▶ _Set task_
Starting with the first line of the data below, copy each line up to and including the one containing "ax.axhline(yt, color=grid_c, lw=1.0, zorder=1)". Pictures stay out.

▶ _Recorded data_
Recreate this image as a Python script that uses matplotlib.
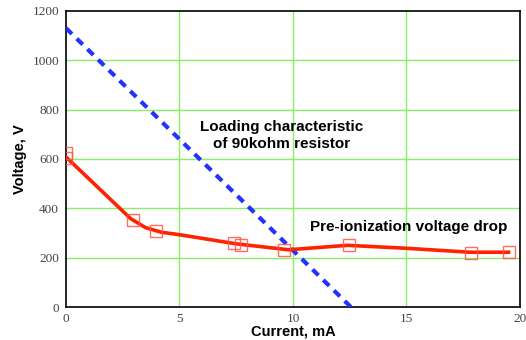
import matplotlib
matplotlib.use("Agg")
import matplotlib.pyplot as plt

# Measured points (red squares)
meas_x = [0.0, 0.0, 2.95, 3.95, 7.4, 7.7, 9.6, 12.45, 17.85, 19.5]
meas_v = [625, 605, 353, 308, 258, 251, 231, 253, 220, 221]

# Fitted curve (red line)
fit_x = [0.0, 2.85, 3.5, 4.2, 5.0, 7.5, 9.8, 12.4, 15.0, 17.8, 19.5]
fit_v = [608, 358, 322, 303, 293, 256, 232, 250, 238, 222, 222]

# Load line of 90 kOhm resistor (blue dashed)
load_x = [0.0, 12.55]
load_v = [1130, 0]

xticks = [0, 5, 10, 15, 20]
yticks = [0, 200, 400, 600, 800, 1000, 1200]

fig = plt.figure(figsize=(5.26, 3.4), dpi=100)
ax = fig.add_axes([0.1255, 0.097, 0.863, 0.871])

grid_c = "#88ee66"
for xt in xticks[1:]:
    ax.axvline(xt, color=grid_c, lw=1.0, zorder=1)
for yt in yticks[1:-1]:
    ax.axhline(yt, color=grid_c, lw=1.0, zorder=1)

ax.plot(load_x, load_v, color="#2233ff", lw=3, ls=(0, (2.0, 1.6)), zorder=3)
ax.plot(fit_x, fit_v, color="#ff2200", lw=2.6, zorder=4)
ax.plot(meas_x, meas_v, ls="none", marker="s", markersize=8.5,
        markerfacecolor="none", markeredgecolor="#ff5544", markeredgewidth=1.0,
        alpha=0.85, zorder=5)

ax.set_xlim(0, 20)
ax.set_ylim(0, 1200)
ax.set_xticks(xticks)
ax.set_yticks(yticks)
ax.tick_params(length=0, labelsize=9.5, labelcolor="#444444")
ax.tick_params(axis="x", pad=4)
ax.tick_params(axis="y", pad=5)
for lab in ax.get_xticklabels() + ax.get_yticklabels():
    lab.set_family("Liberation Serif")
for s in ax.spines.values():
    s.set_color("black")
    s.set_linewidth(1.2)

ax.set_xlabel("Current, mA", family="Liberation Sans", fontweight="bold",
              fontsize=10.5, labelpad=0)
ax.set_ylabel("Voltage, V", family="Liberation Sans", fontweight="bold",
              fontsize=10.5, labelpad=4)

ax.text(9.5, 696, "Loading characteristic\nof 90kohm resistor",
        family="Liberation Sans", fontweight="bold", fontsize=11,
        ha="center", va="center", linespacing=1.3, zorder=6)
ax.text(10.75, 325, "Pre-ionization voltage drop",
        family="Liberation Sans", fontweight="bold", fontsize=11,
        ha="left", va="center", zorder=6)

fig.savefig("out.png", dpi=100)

▶ _Right answer_
Recreate this image as a Python script that uses matplotlib.
import matplotlib
matplotlib.use("Agg")
import matplotlib.pyplot as plt

# Measured points (red squares)
meas_x = [0.0, 0.0, 2.95, 3.95, 7.4, 7.7, 9.6, 12.45, 17.85, 19.5]
meas_v = [625, 605, 353, 308, 258, 251, 231, 253, 220, 221]

# Fitted curve (red line)
fit_x = [0.0, 2.85, 3.5, 4.2, 5.0, 7.5, 9.8, 12.4, 15.0, 17.8, 19.5]
fit_v = [608, 358, 322, 303, 293, 256, 232, 250, 238, 222, 222]

# Load line of 90 kOhm resistor (blue dashed)
load_x = [0.0, 12.55]
load_v = [1130, 0]

xticks = [0, 5, 10, 15, 20]
yticks = [0, 200, 400, 600, 800, 1000, 1200]

fig = plt.figure(figsize=(5.26, 3.4), dpi=100)
ax = fig.add_axes([0.1255, 0.097, 0.863, 0.871])

grid_c = "#88ee66"
for xt in xticks[1:]:
    ax.axvline(xt, color=grid_c, lw=1.0, zorder=1)
for yt in yticks[1:-1]:
    ax.axhline(yt, color=grid_c, lw=1.0, zorder=1)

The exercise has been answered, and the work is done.